**RECORDS SHOWN:**

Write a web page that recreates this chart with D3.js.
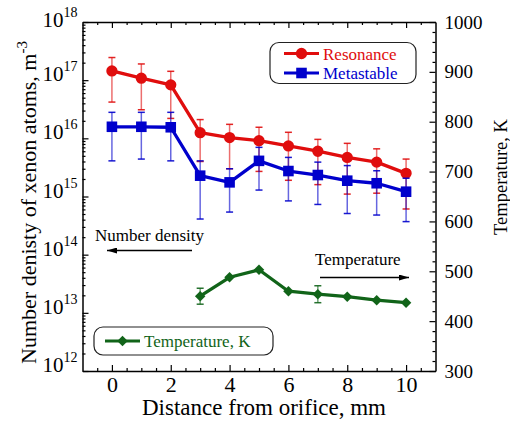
<!DOCTYPE html>
<html>
<head>
<meta charset="utf-8">
<script src="https://cdn.jsdelivr.net/npm/d3@7"></script>
<style>
  html, body { margin: 0; padding: 0; background: #fff; }
  svg { display: block; }
  svg text { font-family: "Liberation Serif", "Times New Roman", serif !important; }
</style>
</head>
<body>
<svg id="chart" width="510" height="423"></svg>
<script>
// Distance from the orifice, mm
const distance = [0, 1, 2, 3, 4, 5, 6, 7, 8, 9, 10];

// Resonance-state xenon number density, m^-3, with error-bar limits
const resonance   = [1.44e17, 1.08e17, 8.3e16, 1.25e16, 1.03e16, 9.1e15, 7.4e15, 6.0e15, 4.7e15, 3.9e15, 2.5e15];
const resonanceHi = [2.45e17, 1.9e17, 1.42e17, 2.1e16, 1.74e16, 1.55e16, 1.27e16, 9.6e15, 8.2e15, 6.6e15, 4.4e15];
const resonanceLo = [4.2e16, 3.1e16, 2.2e16, 4.0e15, 3.0e15, 2.7e15, 1.9e15, 1.6e15, 1.1e15, 1.14e15, 6.1e14];

// Metastable-state xenon number density, m^-3, with error-bar limits
const metastable   = [1.58e16, 1.58e16, 1.55e16, 2.28e15, 1.75e15, 4.1e15, 2.74e15, 2.34e15, 1.87e15, 1.69e15, 1.21e15];
const metastableHi = [2.8e16, 2.8e16, 2.8e16, 4.1e15, 3.0e15, 7.0e15, 4.7e15, 3.9e15, 3.4e15, 2.77e15, 2.06e15];
const metastableLo = [4.1e15, 4.4e15, 4.1e15, 4.1e14, 5.4e14, 1.29e15, 8.4e14, 7.3e14, 5.1e14, 4.8e14, 3.7e14];

// Gas temperature, K (measured from 3 mm onward)
const tempDistance = [3, 4, 5, 6, 7, 8, 9, 10];
const temperature  = [450, 488, 503, 460, 454, 449, 442, 437];
const tempError    = [16, 0, 0, 0, 17, 0, 0, 0];

// Axis ticks
const xMajorTicks = [0, 2, 4, 6, 8, 10];
const densityDecades = [12, 13, 14, 15, 16, 17, 18];
const tempTicks = [300, 400, 500, 600, 700, 800, 900, 1000];

const colors = { red: "#e00d0d", blue: "#0000cc", green: "#116419" };
const serif = "Liberation Serif";

const svg = d3.select("#chart");
const L = 82.5, R = 435.5, T = 22, B = 371;

const x = d3.scaleLinear().domain([-1, 11]).range([L, R]);
const yD = d3.scaleLog().domain([1e12, 1e18]).range([B, T]);
const yT = d3.scaleLinear().domain([300, 1000]).range([B, T]);

// ---- axes ----
const minorX = d3.range(-0.5, 11, 0.5).filter(v => v % 2 !== 0);
const minorLog = [];
for (let e = 12; e < 18; e++) for (let m = 2; m <= 9; m++) minorLog.push(m * Math.pow(10, e));
const minorT = d3.range(300, 1001, 20).filter(v => v % 100 !== 0);

function styleAxis(g) {
  g.attr("font-family", serif);
  g.select(".domain").attr("stroke", "#000").attr("stroke-width", 1.5);
  g.selectAll(".tick line").attr("stroke", "#000").attr("stroke-width", 1.2);
}

// bottom
svg.append("g").attr("transform", `translate(0,${B})`)
  .call(d3.axisBottom(x).tickValues(xMajorTicks).tickSizeInner(-6).tickSizeOuter(0).tickPadding(5)
    .tickFormat(d3.format("d")))
  .call(styleAxis)
  .call(g => g.selectAll(".tick text").attr("font-size", 22).attr("fill", "#000"));
svg.append("g").attr("transform", `translate(0,${B})`)
  .call(d3.axisBottom(x).tickValues(minorX).tickSizeInner(-3).tickSizeOuter(0).tickFormat(""))
  .call(styleAxis).call(g => g.select(".domain").remove());

// top (mirror)
svg.append("g").attr("transform", `translate(0,${T})`)
  .call(d3.axisTop(x).tickValues(xMajorTicks).tickSizeInner(-6).tickSizeOuter(0).tickFormat(""))
  .call(styleAxis);
svg.append("g").attr("transform", `translate(0,${T})`)
  .call(d3.axisTop(x).tickValues(minorX).tickSizeInner(-3).tickSizeOuter(0).tickFormat(""))
  .call(styleAxis).call(g => g.select(".domain").remove());

// left (log density)
svg.append("g").attr("transform", `translate(${L},0)`)
  .call(d3.axisLeft(yD).tickValues(densityDecades.map(e => Math.pow(10, e)))
    .tickSizeInner(-6).tickSizeOuter(0).tickFormat(""))
  .call(styleAxis);
svg.append("g").attr("transform", `translate(${L},0)`)
  .call(d3.axisLeft(yD).tickValues(minorLog).tickSizeInner(-3).tickSizeOuter(0).tickFormat(""))
  .call(styleAxis).call(g => g.select(".domain").remove());

const decLabels = svg.append("g").attr("font-family", serif)
  .selectAll("text").data(densityDecades).join("text")
  .attr("x", L - 5)
  .attr("y", e => yD(Math.pow(10, e)) + (e === 18 ? 5 : 1))
  .attr("text-anchor", "end")
  .attr("fill", "#000");
decLabels.append("tspan").attr("font-size", 21).text("10");
decLabels.append("tspan").attr("font-size", 14).attr("dy", -10).text(e => e);

// right (temperature)
svg.append("g").attr("transform", `translate(${R},0)`)
  .call(d3.axisRight(yT).tickValues(tempTicks).tickSizeInner(-6).tickSizeOuter(0).tickPadding(9)
    .tickFormat(d3.format("d")))
  .call(styleAxis)
  .call(g => g.selectAll(".tick text").attr("font-size", 19).attr("fill", "#000"));
svg.append("g").attr("transform", `translate(${R},0)`)
  .call(d3.axisRight(yT).tickValues(minorT).tickSizeInner(-3).tickSizeOuter(0).tickFormat(""))
  .call(styleAxis).call(g => g.select(".domain").remove());

// axis titles
svg.append("text").attr("x", (L + R) / 2 + 5).attr("y", 415)
  .attr("text-anchor", "middle").attr("font-size", 23).attr("fill", "#000")
  .text("Distance from orifice, mm");

const yTitle = svg.append("text")
  .attr("transform", `translate(36,${(T + B) / 2 + 6}) rotate(-90)`)
  .attr("text-anchor", "middle").attr("font-size", 22).attr("fill", "#000");
yTitle.append("tspan").text("Number denisty of xenon atoms, m");
yTitle.append("tspan").attr("font-size", 15).attr("dy", -9).text("-3");

svg.append("text")
  .attr("transform", `translate(507,${177}) rotate(-90)`)
  .attr("text-anchor", "middle").attr("font-size", 18.5).attr("fill", "#000")
  .text("Temperature, K");

// ---- series ----
function errorBars(xs, lo, hi, color, yScale) {
  const g = svg.append("g").attr("stroke", color).attr("stroke-width", 1.5).attr("stroke-opacity", 0.6);
  xs.forEach((d, i) => {
    if (lo[i] === hi[i]) return;
    const px = x(d);
    const a = yScale(lo[i]), b = yScale(hi[i]);
    g.append("line").attr("x1", px).attr("x2", px).attr("y1", a).attr("y2", b);
    g.append("line").attr("x1", px - 3.5).attr("x2", px + 3.5).attr("y1", a).attr("y2", a).attr("stroke-opacity", 0.9);
    g.append("line").attr("x1", px - 3.5).attr("x2", px + 3.5).attr("y1", b).attr("y2", b).attr("stroke-opacity", 0.9);
  });
}

function seriesLine(xs, ys, yScale, color) {
  svg.append("path")
    .attr("d", d3.line().x((d, i) => x(xs[i])).y(d => yScale(d))(ys))
    .attr("fill", "none").attr("stroke", color).attr("stroke-width", 3.3).attr("stroke-linejoin", "round");
}

function markers(xs, ys, yScale, color, type, size) {
  svg.append("g").selectAll("path").data(ys).join("path")
    .attr("transform", (d, i) => `translate(${x(xs[i])},${yScale(d)})`)
    .attr("d", d3.symbol().type(type).size(size))
    .attr("fill", color);
}

// resonance
errorBars(distance, resonanceLo, resonanceHi, colors.red, yD);
seriesLine(distance, resonance, yD, colors.red);
markers(distance, resonance, yD, colors.red, d3.symbolCircle, 100);

// metastable
errorBars(distance, metastableLo, metastableHi, colors.blue, yD);
seriesLine(distance, metastable, yD, colors.blue);
markers(distance, metastable, yD, colors.blue, d3.symbolSquare, 112);

// temperature
errorBars(tempDistance, temperature.map((t, i) => t - tempError[i]),
  temperature.map((t, i) => t + tempError[i]), colors.green, yT);
seriesLine(tempDistance, temperature, yT, colors.green);
markers(tempDistance, temperature, yT, colors.green, d3.symbolDiamond2, 70);

// ---- annotations ----
const defs = svg.append("defs");
defs.append("marker").attr("id", "arrowhead").attr("viewBox", "0 0 10 6")
  .attr("refX", 10).attr("refY", 3).attr("markerWidth", 10).attr("markerHeight", 6)
  .attr("markerUnits", "userSpaceOnUse").attr("orient", "auto")
  .append("path").attr("d", "M0,0 L10,3 L0,6 Z").attr("fill", "#000");

svg.append("text").attr("x", 95).attr("y", 241).attr("font-size", 17).attr("fill", "#000").text("Number density");
svg.append("line").attr("x1", 192).attr("x2", 107).attr("y1", 250.5).attr("y2", 250.5)
  .attr("stroke", "#000").attr("stroke-width", 1.3).attr("marker-end", "url(#arrowhead)");

svg.append("text").attr("x", 315).attr("y", 265).attr("font-size", 17).attr("fill", "#000").text("Temperature");
svg.append("line").attr("x1", 320).attr("x2", 409).attr("y1", 277.5).attr("y2", 277.5)
  .attr("stroke", "#000").attr("stroke-width", 1.3).attr("marker-end", "url(#arrowhead)");

// ---- legends ----
function legendBox(x0, y0, w, h, entries) {
  const g = svg.append("g");
  g.append("rect").attr("x", x0).attr("y", y0).attr("width", w).attr("height", h)
    .attr("rx", 9).attr("fill", "#fff").attr("stroke", "#222").attr("stroke-width", 1.2);
  entries.forEach(en => {
    g.append("line").attr("x1", en.lx).attr("x2", en.lx + 35).attr("y1", en.y).attr("y2", en.y)
      .attr("stroke", en.color).attr("stroke-width", 3);
    g.append("path").attr("transform", `translate(${en.lx + 17.5},${en.y})`)
      .attr("d", d3.symbol().type(en.symbol).size(en.size)).attr("fill", en.color);
    g.append("text").attr("x", en.lx + 39).attr("y", en.y + 6).attr("font-size", 17)
      .attr("fill", en.color).text(en.label);
  });
}

legendBox(270, 42.5, 146, 41, [
  { lx: 284, y: 53.5, color: colors.red, symbol: d3.symbolCircle, size: 100, label: "Resonance" },
  { lx: 284, y: 73, color: colors.blue, symbol: d3.symbolSquare, size: 112, label: "Metastable" }
]);
legendBox(94, 327, 179, 28, [
  { lx: 105, y: 341, color: colors.green, symbol: d3.symbolDiamond2, size: 70, label: "Temperature, K" }
]);
</script>
</body>
</html>
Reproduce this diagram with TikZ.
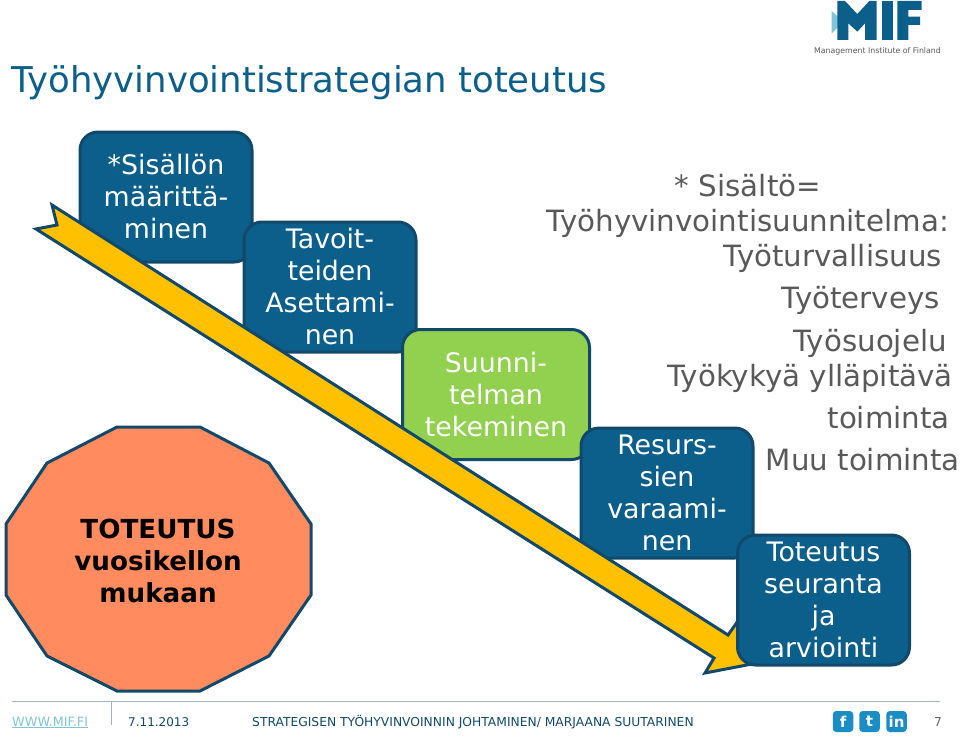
\documentclass[tikz,border=0pt]{standalone}
\usepackage{fontspec}
\setmainfont{DejaVu Sans}
\definecolor{mifblue}{HTML}{0B5F8A}
\definecolor{mifedge}{HTML}{12496A}
\definecolor{mifgreen}{HTML}{92D050}
\definecolor{mifgold}{HTML}{FFC000}
\definecolor{miforange}{HTML}{FF8B5E}
\definecolor{miflight}{HTML}{7FC4D8}
\definecolor{mifrule}{HTML}{A5B5BF}
\definecolor{mifsocial}{HTML}{1B8DC6}
\definecolor{mifgrey}{HTML}{595959}
\newcommand{\boxfont}{\fontsize{26.8}{32}\selectfont}

\begin{document}
\begin{tikzpicture}[x=1pt,y=-1pt,
	stepbox/.style={draw=mifedge,line width=3pt,fill=mifblue,rounded corners=18pt,text=white,
	align=center,font=\boxfont,minimum width=172pt,minimum height=130pt,inner sep=0pt},
	sidetext/.style={anchor=base east,text=mifgrey,font=\fontsize{29.3}{32}\selectfont,inner sep=0pt},
	foottext/.style={anchor=base west,font=\fontsize{12.3}{15}\selectfont,inner sep=0pt},
	socialbox/.style={fill=mifsocial,rounded corners=3.5pt,text=white,minimum width=20.5pt,
	minimum height=21pt,inner sep=0pt,font=\bfseries\fontsize{15}{15}\selectfont}]
\useasboundingbox (0,0) rectangle (960,736);
\node[anchor=base west,text=mifblue,font=\fontsize{35.5}{38}\selectfont,inner sep=0pt] (title) at (11,92) {Työhyvinvointistrategian toteutus};

% logo
\begin{scope}[shift={(780,0)},x=0.3333pt,y=-0.3333pt]
\fill[miflight] (155,33) -- (190,65) -- (155,100) -- cycle;
\fill[mifblue] (172,3) -- (195,3) -- (232,42) -- (268,3) -- (290,3) -- (290,120) -- (255,120) -- (255,70) -- (232,95) -- (205,70) -- (205,120) -- (172,120) -- cycle;
\fill[mifblue] (305,3) rectangle (338,120);
\fill[mifblue] (352,3) -- (425,3) -- (425,30) -- (385,30) -- (385,50) -- (420,50) -- (420,75) -- (385,75) -- (385,120) -- (352,120) -- cycle;
\end{scope}
\node[anchor=base,text=black!65,font=\fontsize{7.8}{10}\selectfont,inner sep=0pt] (logotext) at (877.5,53) {Management Institute of Finland};

\fill[miforange,draw=mifedge,line width=3pt] (117,427) -- (200,427) -- (269,463) -- (311,524) -- (311,595) -- (269,656) -- (200,691) -- (117,691) -- (47,656) -- (6,595) -- (6,524) -- (47,463) -- cycle;
\node[font=\bfseries\fontsize{26.2}{31.6}\selectfont,align=center,text=black] (roundtext) at (158,561) {TOTEUTUS\\vuosikellon\\mukaan};

\node[stepbox] (content) at (166,197) {*Sisällön\\määrittä-\\minen};
\node[stepbox] (goals) at (330,287) {Tavoit-\\teiden\\Asettami-\\nen};
\node[stepbox,fill=mifgreen,minimum width=187pt] (plan) at (496,394.5) {Suunni-\\telman\\tekeminen};
\node[stepbox] (resources) at (667,493) {Resurs-\\sien\\varaami-\\nen};

\draw[fill=mifgold,draw=mifedge,line width=3pt,line join=miter] (52,205) -- (728,635) -- (745,611) -- (752,664) -- (705,673) -- (714,658) -- (36,229) -- (57,225) -- cycle;

\node[stepbox] (follow) at (823.5,600) {Toteutus\\seuranta\\ja\\arviointi};

\node[sidetext,anchor=base] (s1) at (748,196) {* Sisältö=};
\node[sidetext] (s2) at (949,231) {Työhyvinvointisuunnitelma:};
\node[sidetext] (s3) at (942,266) {Työturvallisuus};
\node[sidetext] (s4) at (940,308) {Työterveys};
\node[sidetext] (s5) at (947,351) {Työsuojelu};
\node[sidetext] (s6) at (953,386) {Työkykyä ylläpitävä};
\node[sidetext] (s7) at (950,428) {toiminta};
\node[sidetext] (s8) at (960,470) {Muu toiminta};

\draw[mifrule,line width=0.9pt] (12,701) -- (940,701);
\draw[mifrule,line width=0.9pt] (111,701) -- (111,725);
\node[foottext,text=miflight,font=\fontsize{12.8}{15}\selectfont] (web) at (12,726) {\underline{WWW.MIF.FI}};
\node[foottext,text=mifedge,font=\fontsize{12}{15}\selectfont] (date) at (128,726) {7.11.2013};
\node[foottext,text=mifedge] (footer) at (252,726) {STRATEGISEN TYÖHYVINVOINNIN JOHTAMINEN/ MARJAANA SUUTARINEN};
\node[socialbox] (fb) at (843,721.5) {f};
\node[socialbox] (tw) at (869.5,721.5) {t};
\node[socialbox] (li) at (896.5,721.5) {in};
\node[foottext,text=black!60] (page) at (934,726) {7};
\end{tikzpicture}
\end{document}
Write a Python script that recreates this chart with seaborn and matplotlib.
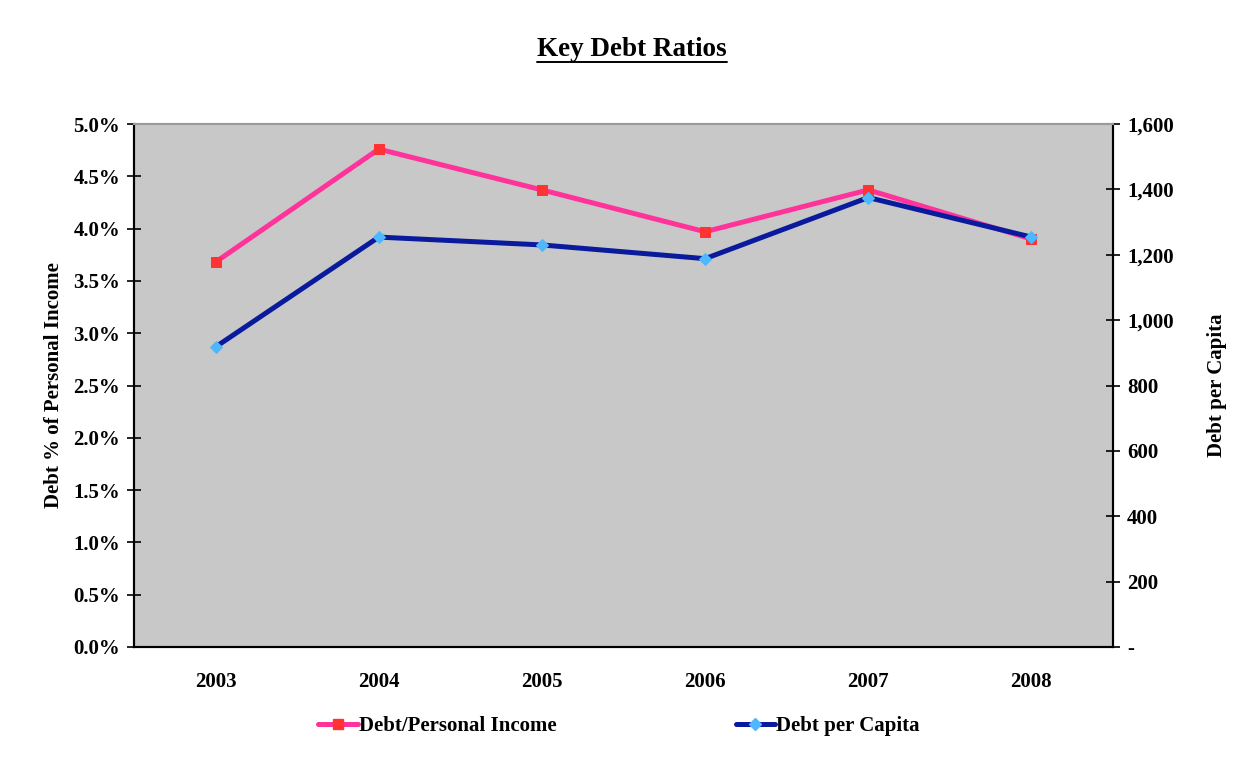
import matplotlib
matplotlib.use("Agg")
import matplotlib.pyplot as plt
import seaborn as sns
import pandas as pd
from matplotlib.lines import Line2D
from matplotlib.ticker import FixedLocator, FuncFormatter

years = ["2003", "2004", "2005", "2006", "2007", "2008"]
debt_pct_income = [3.68, 4.76, 4.37, 3.97, 4.37, 3.90]
debt_per_capita = [918, 1254, 1230, 1188, 1375, 1254]
left_ticks = [0.0, 0.5, 1.0, 1.5, 2.0, 2.5, 3.0, 3.5, 4.0, 4.5, 5.0]
right_ticks = [0, 200, 400, 600, 800, 1000, 1200, 1400, 1600]

sns.set_style("white")
plt.rcParams["font.family"] = ["Liberation Serif", "DejaVu Serif"]
plt.rcParams["font.weight"] = "bold"
plt.rcParams["text.color"] = "black"
plt.rcParams["axes.labelcolor"] = "black"
plt.rcParams["xtick.color"] = "black"
plt.rcParams["ytick.color"] = "black"

PINK = "#FF3399"
RED = "#FF3333"
NAVY = "#0A1A9C"
LIGHTBLUE = "#4DB8FF"
BG = "#C8C8C8"
FS = 15

df = pd.DataFrame({"idx": range(len(years)), "year": years,
                   "pct": debt_pct_income, "cap": debt_per_capita})

fig = plt.figure(figsize=(12.49, 7.63), dpi=100)
ax = fig.add_axes([134 / 1249, 1 - 647 / 763, (1113 - 134) / 1249, (647 - 124) / 763])
ax.set_facecolor(BG)

sns.lineplot(data=df, x="idx", y="pct", ax=ax, color=PINK, linewidth=3.6,
             marker="s", markersize=7, markerfacecolor=RED, markeredgecolor=RED,
             legend=False)
ax2 = ax.twinx()
sns.lineplot(data=df, x="idx", y="cap", ax=ax2, color=NAVY, linewidth=3.6,
             marker="D", markersize=6.5, markerfacecolor=LIGHTBLUE,
             markeredgecolor=LIGHTBLUE, legend=False)

ax.set_xlim(-0.5, len(years) - 0.5)
ax.set_ylim(0, 5.0)
ax2.set_ylim(0, 1600)

# x ticks: marks at boundaries, labels at centers
ax.xaxis.set_major_locator(FixedLocator([i - 0.5 for i in range(len(years) + 1)]))
ax.xaxis.set_major_formatter(FuncFormatter(lambda v, p: ""))
ax.xaxis.set_minor_locator(FixedLocator(list(range(len(years)))))
ax.xaxis.set_minor_formatter(FuncFormatter(lambda v, p: years[int(round(v))]))
ax.tick_params(axis="x", which="major", direction="out", length=7, width=1.2, color="black")
ax.tick_params(axis="x", which="minor", length=0, pad=18, labelsize=FS, labelcolor="black")

ax.set_yticks(left_ticks)
ax.yaxis.set_major_formatter(FuncFormatter(lambda v, p: f"{v:.1f}%"))
ax.tick_params(axis="y", direction="inout", length=10, width=1.2, pad=5,
               labelsize=FS, labelcolor="black", color="black")

ax2.set_yticks(right_ticks)
ax2.yaxis.set_major_formatter(FuncFormatter(lambda v, p: "-" if v == 0 else f"{int(v):,}"))
ax2.tick_params(axis="y", direction="inout", length=10, width=1.2, pad=5,
                labelsize=FS, labelcolor="black", color="black")

ax.set_xlabel("")
ax.set_ylabel("Debt % of Personal Income", fontsize=FS, fontweight="bold",
              labelpad=7, color="black")
ax2.set_ylabel("Debt per Capita", fontsize=FS, fontweight="bold",
               labelpad=24, color="black")

for a in (ax, ax2):
    for s in ("left", "bottom", "right"):
        a.spines[s].set_color("black")
        a.spines[s].set_linewidth(1.5)
    a.spines["top"].set_color("#9A9A9A")
    a.spines["top"].set_linewidth(1.5)

handles = [
    Line2D([], [], color=PINK, linewidth=3.6, marker="s", markersize=7,
           markerfacecolor=RED, markeredgecolor=RED),
    Line2D([], [], color=NAVY, linewidth=3.6, marker="D", markersize=6.5,
           markerfacecolor=LIGHTBLUE, markeredgecolor=LIGHTBLUE),
]
fig.legend(handles, ["Debt/Personal Income", "Debt per Capita"], ncol=2,
           loc="center", bbox_to_anchor=(619 / 1249, 1 - 726 / 763),
           frameon=False, handlelength=1.9, handletextpad=0.05,
           columnspacing=8.6, prop={"weight": "bold", "size": FS})

title = fig.text(632 / 1249, 1 - 50 / 763, "Key Debt Ratios", ha="center", va="center",
                 fontsize=19.5, fontweight="bold", color="black")
fig.canvas.draw()
bb = title.get_window_extent(fig.canvas.get_renderer())
uy = (bb.y0 + 1) / fig.bbox.height
fig.add_artist(Line2D([bb.x0 / fig.bbox.width, bb.x1 / fig.bbox.width], [uy, uy],
                      transform=fig.transFigure, color="black", linewidth=1.4))

fig.savefig("out.png", dpi=100)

**WORK TO BE COMPLETED:**
Your copy should hold only the lines from the one containing "Write a Python" through the one containing "right_ticks = [0, 200, 400, 600, 800, 1000, 1200, 1400, 1600]", word for word, with no pictures.

**RESULT FOR THIS TASK:**
Write a Python script that recreates this chart with seaborn and matplotlib.
import matplotlib
matplotlib.use("Agg")
import matplotlib.pyplot as plt
import seaborn as sns
import pandas as pd
from matplotlib.lines import Line2D
from matplotlib.ticker import FixedLocator, FuncFormatter

years = ["2003", "2004", "2005", "2006", "2007", "2008"]
debt_pct_income = [3.68, 4.76, 4.37, 3.97, 4.37, 3.90]
debt_per_capita = [918, 1254, 1230, 1188, 1375, 1254]
left_ticks = [0.0, 0.5, 1.0, 1.5, 2.0, 2.5, 3.0, 3.5, 4.0, 4.5, 5.0]
right_ticks = [0, 200, 400, 600, 800, 1000, 1200, 1400, 1600]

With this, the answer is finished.